LELA: an LLM-based Entity Linking Approach with Zero-Shot Domain Adaptation
Samy Haffoudhi, Fabian M. Suchanek, Nils Holzenberger
TL;DR
This work tackles true zero-shot entity linking by proposing LELA, a modular coarse-to-fine pipeline that leverages large language models without any fine-tuning. It components include retriever-agnostic candidate generation, an LLM-based pointwise reranker, and a reasoning-driven final selection with self-consistency, all integrated into a Python/ spaCy pipeline. Across multiple benchmarks (ZESHEL, ESCO, GLADIS, ZELDA) and domains, LELA consistently outperforms prior true zero-shot methods and often rivals fine-tuned approaches, while remaining robust to the choice of underlying LLM and retrieval method.
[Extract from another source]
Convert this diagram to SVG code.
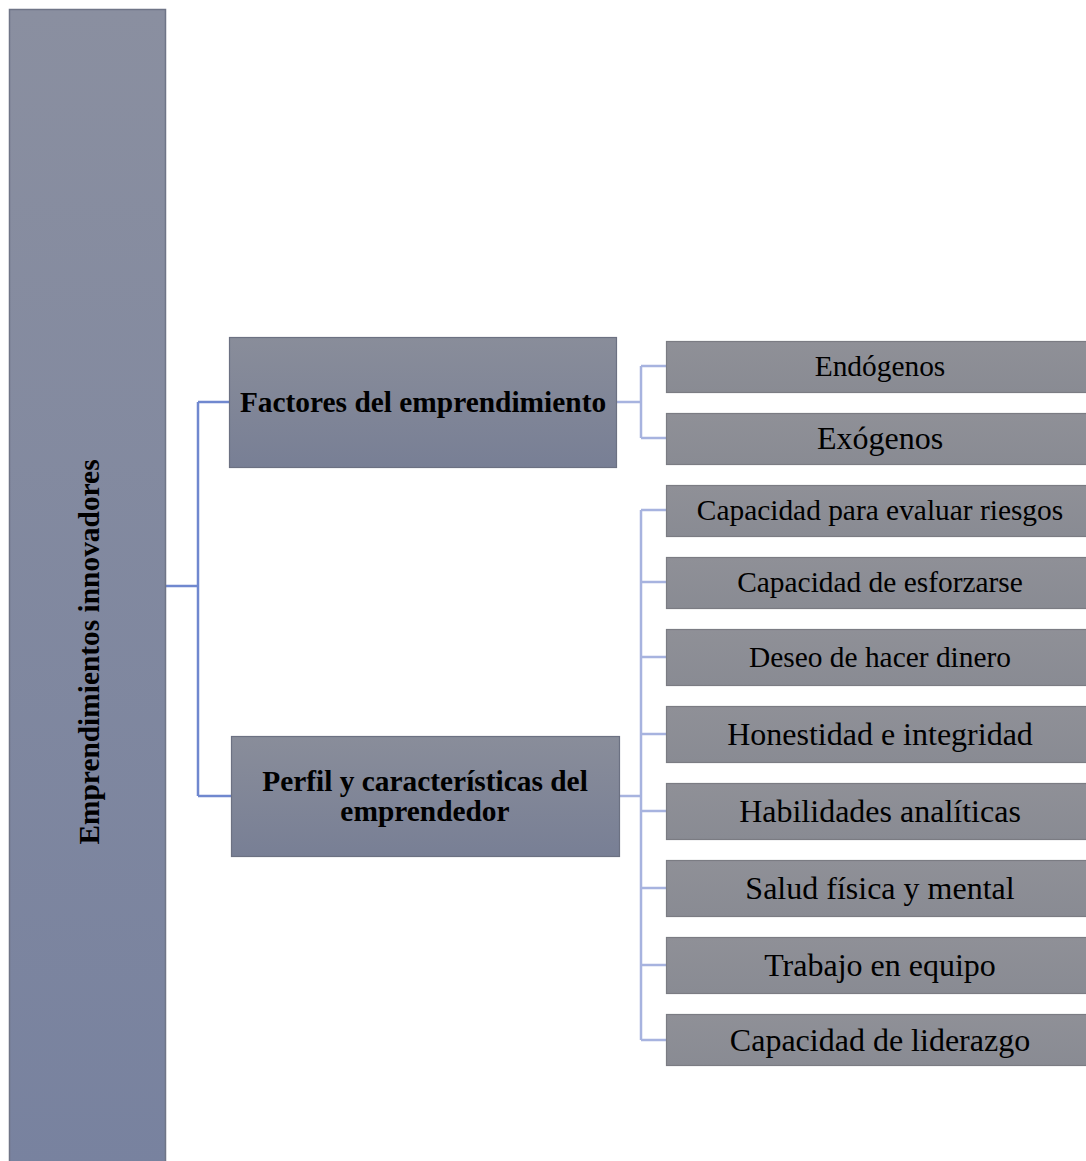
<svg xmlns="http://www.w3.org/2000/svg" width="1086" height="1161" viewBox="0 0 1086 1161">
<defs>
<linearGradient id="gRoot" x1="0" y1="0" x2="0" y2="1"><stop offset="0" stop-color="#8a8fa0"/><stop offset="1" stop-color="#78829f"/></linearGradient>
<linearGradient id="gMid" x1="0" y1="0" x2="0" y2="1"><stop offset="0" stop-color="#898d9a"/><stop offset="1" stop-color="#787f95"/></linearGradient>
<linearGradient id="gLeaf" x1="0" y1="0" x2="0" y2="1"><stop offset="0" stop-color="#8f9097"/><stop offset="1" stop-color="#898b93"/></linearGradient>
</defs>
<style>
.root{fill:url(#gRoot);stroke:#6f7587;stroke-width:1.5}
.mid{fill:url(#gMid);stroke:#6c7182;stroke-width:1.2}
.leaf{fill:url(#gLeaf);stroke:#7b7c83;stroke-width:1.2}
.b{font-family:"Liberation Serif","Times New Roman",serif;font-weight:bold;font-size:29.4px;fill:#000;text-anchor:middle}
.t{font-family:"Liberation Serif","Times New Roman",serif;font-size:29.4px;fill:#000;text-anchor:middle}
.l{font-size:32px}
.c1{fill:none;stroke:#7088cf;stroke-width:2.5}
.c2{fill:none;stroke:#a7b3df;stroke-width:2.5}
</style>
<rect width="1086" height="1161" fill="#fff"/>
<g id="connectors">
<path class="c1" d="M165 586 H198 M198 402 V796 M198 402 H230 M198 796 H232"/>
<path class="c2" d="M616 402 H641 M641 366 V438 M641 366 H667 M641 438 H667"/>
<path class="c2" d="M619 796 H641 M641 510 V1040 M641 510 H667 M641 582 H667 M641 657 H667 M641 734 H667 M641 811 H667 M641 888 H667 M641 965 H667 M641 1040 H667"/>
</g>
<g id="root">
<rect class="root" x="9.5" y="9.5" width="156" height="1160"/>
<text class="b" transform="translate(99 652) rotate(-90)" x="0" y="0">Emprendimientos innovadores</text>
</g>
<g id="factores">
<rect class="mid" x="229.5" y="337.5" width="387" height="130"/>
<text class="b" x="423" y="412">Factores del emprendimiento</text>
</g>
<g id="perfil">
<rect class="mid" x="231.5" y="736.5" width="388" height="120"/>
<text class="b" x="425" y="791">Perfil y características del</text>
<text class="b" x="425" y="821">emprendedor</text>
</g>
<g id="endogenos"><rect class="leaf" x="666.5" y="341.5" width="430" height="51"/><text class="t" x="880" y="376">Endógenos</text></g>
<g id="exogenos"><rect class="leaf" x="666.5" y="413.5" width="430" height="51"/><text class="t l" x="880" y="449">Exógenos</text></g>
<g id="riesgos"><rect class="leaf" x="666.5" y="485.5" width="430" height="51"/><text class="t" x="880" y="520">Capacidad para evaluar riesgos</text></g>
<g id="esforzarse"><rect class="leaf" x="666.5" y="557.5" width="430" height="51"/><text class="t" x="880" y="592">Capacidad de esforzarse</text></g>
<g id="dinero"><rect class="leaf" x="666.5" y="629.5" width="430" height="56"/><text class="t" x="880" y="667">Deseo de hacer dinero</text></g>
<g id="honestidad"><rect class="leaf" x="666.5" y="706.5" width="430" height="56"/><text class="t l" x="880" y="745">Honestidad e integridad</text></g>
<g id="habilidades"><rect class="leaf" x="666.5" y="783.5" width="430" height="56"/><text class="t l" x="880" y="822">Habilidades analíticas</text></g>
<g id="salud"><rect class="leaf" x="666.5" y="860.5" width="430" height="56"/><text class="t l" x="880" y="899">Salud física y mental</text></g>
<g id="trabajo"><rect class="leaf" x="666.5" y="937.5" width="430" height="56"/><text class="t l" x="880" y="976">Trabajo en equipo</text></g>
<g id="liderazgo"><rect class="leaf" x="666.5" y="1014.5" width="430" height="51"/><text class="t l" x="880" y="1051">Capacidad de liderazgo</text></g>
</svg>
The findings suggest that inference-time reasoning can substitute for domain-specific supervision, reducing the data burden for deploying EL in new domains, and point to broader applicability of LLMs as EL baselines in future work.
Abstract
Entity linking (mapping ambiguous mentions in text to entities in a knowledge base) is a foundational step in tasks such as knowledge graph construction, question-answering, and information extraction. Our method, LELA, is a modular coarse-to-fine approach that leverages the capabilities of large language models (LLMs), and works with different target domains, knowledge bases and LLMs, without any fine-tuning phase. Our experiments across various entity linking settings show that LELA is highly competitive with fine-tuned approaches, and substantially outperforms the non-fine-tuned ones.